Legislators in Nassau County (NY) have successfully passed a bill to prohibit local breeders and retailers from selling puppies and kittens under the age of 8 weeks, as well as setting minimum sizes for cages. In addition, retailers must retain invoices from breeders for at least two years. Known as the “Nassau Pet Dealers and Pet Store Law,” the Republican-controlled legislature approved it by a 12-7 vote (primarily along party lines). Democrats had wanted to extend the ban on selling animals until they are 14 weeks.
Although it is similar to a law passed last year by adjoining Suffolk County, Nassau’s version will still allow breeders to sell animals to retailers even if they have been previously cited for violations by the United States Department of Agriculture, provided that they can prove the violations have been corrected. Critics, however, contend that this “loophole simply encourages puppy mills to stay in business.”
“It takes all the teeth out of a very good part of the bill,” complained Joseph Loria of Long Island Orchestrating for Nature, an organization that helped to draft Suffolk County’s law.

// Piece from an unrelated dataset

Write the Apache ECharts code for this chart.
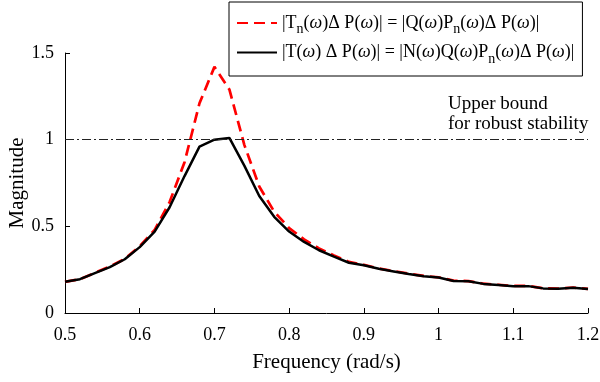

However, Gary Rogers, volunteer coordinator for the prevention of cruelty of animals in Nassau told lawmakers that the provision was “put into the bill as an incentive for breeders and not there to give them a way out.” He also criticized those who wanted to hold off selling animals until they were older stating that “many puppies and kittens would end up missing the optimal time for socializing if they had to wait until they were 14 weeks old or more.
“If they are not socialized by then, they are probably never going to develop a good human bond,” he stated.
In the meantime, Presiding Officer Norma Gonsalves (R-East Meadow) emphasized that additional provisions could be added to the bill in the future.